RIAA Must Sue One Swapper At A Time: Judge

Heard of “one man, one vote?” Meet “one file swapper, one lawsuit.” That’s the order from a federal judge March 5, after he authorized a single suit in a music industry action against 203 “John Doe” defendants, but ordered the Recording Industry Association of America to file separate, individual actions against the remaining 202.

P2P United executive director Adam Eisgrau hailed the ruling from Judge Clarence Newcomer as underscoring the idea that anyone who is to face any significant penalty under any kind of law is entitled to the full process of the law. Newcomer accepted the single filing, because in this instance, the RIAA offered a detailed case against the individual in question, according to one published report.

“The Recording Industry Association benefited initially form a draconian statute, the Digital Millennium Copyright Act, which was criticized prior to its adoption for dramatically tilting the so-called copyright bargain in the favor of the significant corporate entertainment interests and against the users of information of all kinds,” Eisgrau told AVNOnline.com.

An earlier federal court ruling banned the RIAA from using the DMCA for its subpoenas, prompting the RIAA to take the John Doe course.

Eisgrau also said the ruling “ought to point” policymakers toward re-evaluating the DMCA, but without a “significant public outcry, it is unlikely that the political power and sophistication of the entertainment industry lobbying groups can be overcome.”

The Electronic Frontier Foundation, which filed an amicus brief in the Pennsylvania case, also praised the Newcomer ruling. “We’re glad the judge has recognized that the RIAA was trying to skirt around the regular rules for lawsuits by grouping over 200 individuals as a gang of file sharers,” EFF attorney Jason Schultz said in a statement. “We think each individual who is being sued has a right to have their own trial, and have their own privacy interests evaluated independently of anyone else who’s being sued.”

To Eisgrau, the ruling also reinforces the presumption of innocence, a presumption critics of the RIAA’s subpoena-and-sue strategy against peer-to-peer file swapping sometimes accuse the music industry trade group of neglecting or ignoring.

“To my knowledge, no court has yet actively considered in a detailed fashion whether some degree of the kind of downloading activity the RIAA has aggressively sued over falls within the established legal boundaries for what’s considered unauthorized, but still legal, use of copyrighted information,” Eisgrau said.

“In addition, clearly, courts in a broad sense have not determined whether there is or ought to be a difference in the way the law treats requesting a file from someone else, as compared to just making a file available for someone else’s use,” he continued. “It connects to this idea of the presumption of innocence because, were the RIAA permitted to make blanket allegations against hundreds of people, the court hearing that case necessarily would not be making fine distinctions between those cases.”

The RIAA has said only that they are “weighing their options” following the Newcomer ruling, as a spokeswoman told Wired after the ruling came down.
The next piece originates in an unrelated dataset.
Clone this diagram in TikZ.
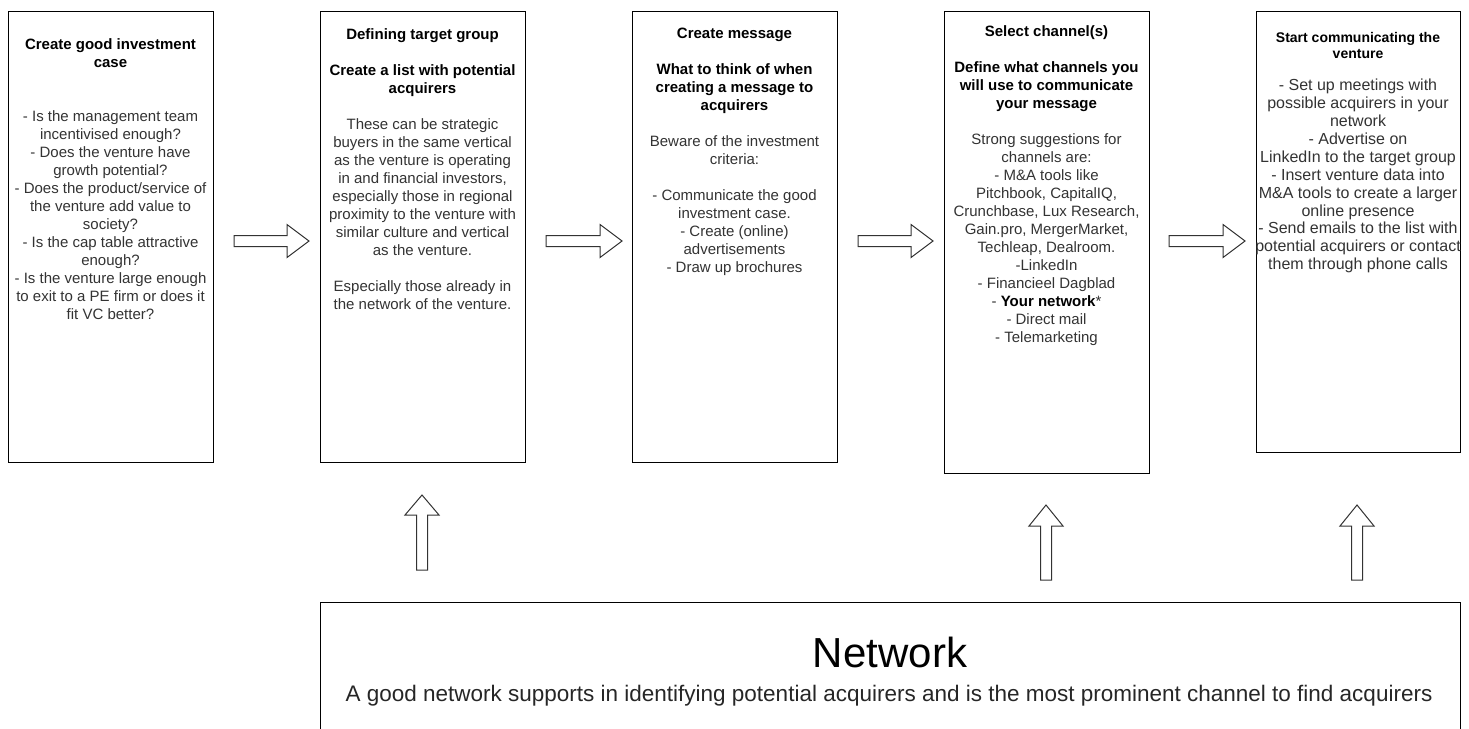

The group has offered no other comment on the ruling at this writing.

Eisgrau said his group’s hope in the long term is to get the P2P issue out of the courts and into the halls of Congress and across informal bargaining tables, the latter option the music industry, he said, has so far refused at every invitation by their silence.

“Our longstanding position on the RIAA suits... is that at any given stage of this issue working its way through the courts, the RIAA may have been acting within its legal rights; but it was, nonetheless, wrong as a social matter, and as a matter of what policy ought to be,” he said. “When your primary marketing message is understood to be ‘sue you,’ there’s something seriously wrong with your business model and your view of the public policy process... It’s time to stop the suing and start the talking.”